Exactly the Wrong AI Copyrightability CaseCreativity Machine guy assumed away the debate and lost
Friday’s trial-court decision in Thaler v. Perlmutter, case 22-1564 in the DC district court, epitomizes the sad fact that just the wrong situation can make bad headlines easy, well before the real work in a legal debate.
I’m sure there will be links like “Court Rules AI Art Can’t Be Copyrighted” aplenty. They will be wrong. The court didn’t rule that AI art can’t be copyrighted. It ruled that copyright requires human authorship, surprising approximately zero copyright lawyers…or people who have read the Wikipedia page.
Stephen Thaler tried to register copyright in an image purportedly output by his “Creativity Machine”, which he claims works entirely on its own. The Copyright Office predictably rejected his application, saying only creative works authored by people can be registered. Thaler sued, and the court agreed with the Copyright Office. No copyright for Mr. Machine.
The reason the click mongers can write headlines about “AI” is that Thaler insisted, and therefore the court accepted, that his particular “AI” was fully autonomous. That wasn’t argued, but assumed. The assumption limited the legal question involved not to whether AI art in general can be copyrighted, but whether human creativity’s required for copyright. The answer’s been clear a long time.
Thaler’s stance put him in with failed plaintiffs of the past who insisted that gods, spirits, or unattributed voices communicated works they transcribed, and therefore got no copyrights. It put him in with the handlers in the “monkey selfie” case. It put him away from the big, old, obviously relevant Supreme Court decision allowing copyrights for photographs, even though then-newfangled cameras did so much work an artist would have had to do before. The decision against Thaler cites all these cases.
The court says:
Copyright has never stretched so far…as to protect works generated by new forms of technology operating absent any guiding human hand, as plaintiff urges here.

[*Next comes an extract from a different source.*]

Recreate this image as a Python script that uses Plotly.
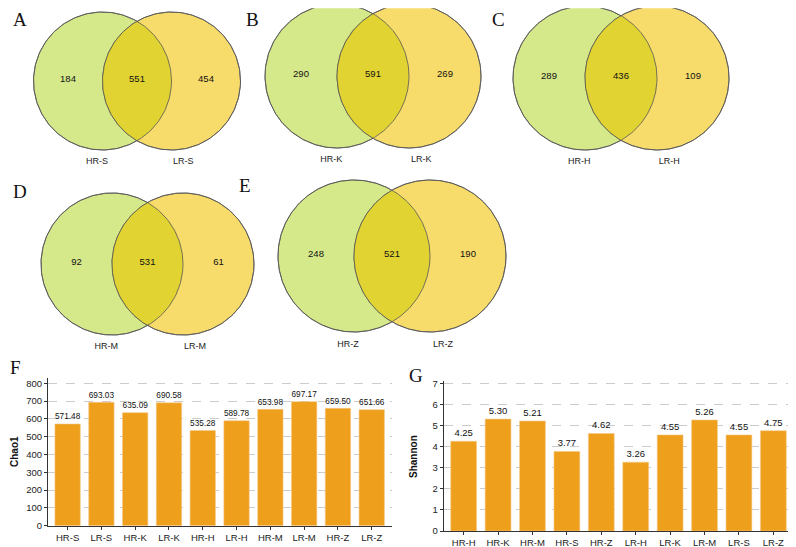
import numpy as np
import plotly.graph_objects as go

# venn counts: (only left, shared, only right)
venn_letters = ["A", "B", "C", "D", "E"]
venn_left = ["HR-S", "HR-K", "HR-H", "HR-M", "HR-Z"]
venn_right = ["LR-S", "LR-K", "LR-H", "LR-M", "LR-Z"]
left_only = [184, 290, 289, 92, 248]
shared = [551, 591, 436, 531, 521]
right_only = [454, 269, 109, 61, 190]

# alpha diversity
chao1_groups = ["HR-S", "LR-S", "HR-K", "LR-K", "HR-H", "LR-H", "HR-M", "LR-M", "HR-Z", "LR-Z"]
chao1_values = [571.48, 693.03, 635.09, 690.58, 535.28, 589.78, 653.98, 697.17, 659.50, 651.66]
shannon_groups = ["HR-H", "HR-K", "HR-M", "HR-S", "HR-Z", "LR-H", "LR-K", "LR-M", "LR-S", "LR-Z"]
shannon_values = [4.25, 5.30, 5.21, 3.77, 4.62, 3.26, 4.55, 5.26, 4.55, 4.75]

# page has an 8px body margin, so the figure is a bit smaller than the window
PAD = 8
W, H = 796 - PAD, 547 - PAD
GREEN = "#d5e98b"
YELLOW = "#f8dc6b"
OVERLAP = "#e1d332"
ORANGE = "#ee9f1b"
SANS = "Liberation Sans"
SERIF = "Liberation Serif"

def fx(px):
    return min(max((px - PAD) / W, 0), 1)

def fy(py):
    return min(max(1 - (py - PAD) / H, 0), 1)

# panel placement in window pixels: left circle centre x, y and radius
venn_pos = [(102.5, 81, 69), (337, 76, 72), (585, 78, 72), (112, 264, 71), (354, 256, 76)]
XR = [-1.2, 2.2]

t = np.linspace(0, 2 * np.pi, 240)
a1 = np.linspace(-np.pi / 3, np.pi / 3, 80)
a2 = np.linspace(2 * np.pi / 3, 4 * np.pi / 3, 80)
lens_x = np.concatenate([np.cos(a1), 1 + np.cos(a2)])
lens_y = np.concatenate([np.sin(a1), np.sin(a2)])

fig = go.Figure()
layout = dict()
annotations = []

for i in range(5):
    n = i + 1
    xa = "x" if n == 1 else "x%d" % n
    ya = "y" if n == 1 else "y%d" % n
    cx, cy, r = venn_pos[i]
    yr = [-1.3, min(1.05, (cy - PAD) / r - 0.002)]
    line = dict(color="#555555", width=0.8)
    common = dict(xaxis=xa, yaxis=ya, hoverinfo="skip", cliponaxis=False)
    fig.add_trace(go.Scatter(x=np.cos(t), y=np.sin(t), fill="toself", fillcolor=GREEN,
                             mode="lines", line=line, **common))
    fig.add_trace(go.Scatter(x=1 + np.cos(t), y=np.sin(t), fill="toself", fillcolor=YELLOW,
                             mode="lines", line=line, **common))
    fig.add_trace(go.Scatter(x=lens_x, y=lens_y, fill="toself", fillcolor=OVERLAP,
                             mode="lines", line=dict(width=0), **common))
    fig.add_trace(go.Scatter(x=np.cos(t), y=np.sin(t), mode="lines", line=line, **common))
    fig.add_trace(go.Scatter(x=1 + np.cos(t), y=np.sin(t), mode="lines", line=line, **common))
    fig.add_trace(go.Scatter(x=[-0.5, 0.5, 1.5], y=[0.02, 0.02, 0.02], mode="text",
                             text=[str(left_only[i]), str(shared[i]), str(right_only[i])],
                             textfont=dict(family=SANS, size=9.5, color="#111"), **common))
    fig.add_trace(go.Scatter(x=[-0.08, 1.17], y=[-1.17, -1.17], mode="text",
                             text=[venn_left[i], venn_right[i]],
                             textfont=dict(family=SANS, size=9, color="#222"), **common))
    key = "" if n == 1 else str(n)
    layout["xaxis" + key] = dict(domain=[fx(cx + XR[0] * r), fx(cx + XR[1] * r)], range=XR,
                                 visible=False, anchor=ya, automargin=False)
    layout["yaxis" + key] = dict(domain=[fy(cy - yr[0] * r), fy(cy - yr[1] * r)], range=yr,
                                 visible=False, anchor=xa, automargin=False)

letter_pos = [(20, 20), (252, 20), (498, 20), (20, 191), (245, 185), (15, 367), (416, 375)]
for letter, (px, py) in zip(venn_letters + ["F", "G"], letter_pos):
    annotations.append(dict(text=letter, x=fx(px), y=fy(py), xref="paper", yref="paper",
                            xanchor="center", yanchor="middle", showarrow=False,
                            font=dict(family=SERIF, size=19, color="#111")))

# bar charts
def bar_axes(n, x0, x1, y0, y1, yrange, dtick):
    axis_style = dict(showline=True, linecolor="#333", linewidth=1, ticks="outside",
                      ticklen=3, tickcolor="#333", automargin=False,
                      tickfont=dict(family=SANS, size=9.5, color="#222"))
    layout["xaxis%d" % n] = dict(domain=[fx(x0), fx(x1)], anchor="y%d" % n, range=[-0.58, 9.6],
                                 showgrid=False, **axis_style)
    layout["yaxis%d" % n] = dict(domain=[fy(y0), fy(y1)], anchor="x%d" % n, range=yrange,
                                 dtick=dtick, showgrid=True, gridcolor="#cccccc", griddash="dash",
                                 gridwidth=0.8, zeroline=False, **axis_style)

fig.add_trace(go.Bar(x=chao1_groups, y=chao1_values, marker=dict(color=ORANGE, line=dict(color="#f5c88a", width=0.6)),
                     width=0.75, text=["%.2f" % v for v in chao1_values], textposition="outside",
                     textfont=dict(family=SANS, size=9.5, color="#111"), cliponaxis=False,
                     xaxis="x6", yaxis="y6", hoverinfo="skip"))
fig.add_trace(go.Bar(x=shannon_groups, y=shannon_values, marker=dict(color=ORANGE, line=dict(color="#f5c88a", width=0.6)),
                     width=0.75, text=["%.2f" % v for v in shannon_values], textposition="outside",
                     textfont=dict(family=SANS, size=9.5, color="#111"), cliponaxis=False,
                     xaxis="x7", yaxis="y7", hoverinfo="skip"))
bar_axes(6, 48, 392, 525.7, 378, [0, 830], 100)
bar_axes(7, 443.7, 794, 531, 380.7, [0, 7.12], 1)

annotations.append(dict(text="<b>Chao1</b>", x=fx(14), y=fy(452), xref="paper", yref="paper",
                        xanchor="center", yanchor="middle", textangle=-90, showarrow=False,
                        font=dict(family=SANS, size=10, color="#111")))
annotations.append(dict(text="<b>Shannon</b>", x=fx(413), y=fy(457), xref="paper", yref="paper",
                        xanchor="center", yanchor="middle", textangle=-90, showarrow=False,
                        font=dict(family=SANS, size=10, color="#111")))

fig.update_layout(width=W, height=H, margin=dict(l=0, r=0, t=0, b=0, autoexpand=False),
                  showlegend=False, plot_bgcolor="white", paper_bgcolor="white",
                  annotations=annotations, **layout)
fig.write_html("out.html")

I might argue what Thaler,the plaintiff, didn’t: that his guiding human hands were all over creating the machine, invoking it, and choosing what output to copyright. For other works, like Zarya of the Dawn, we’ve seen arguments to prompt engineering, iterative modification, selection-curation, and so on. We’ve seen analogies to other technologies and production processes. But those weren’t part of Thaler’s case, because Thaler insisted they shouldn’t be.
This isn’t a case about copyright in AI art. It’s a case about copyright when you assume, by article of faith, that an AI system’s like a god or a monkey.
If it does art but is not one of us, and none of us was involved with its process creatively, you can’t apply for copyrights on its work. Those ifs are the issue. The judge in Thaler’s case didn’t get to go near them. The judge who finally does will need more time than this case took.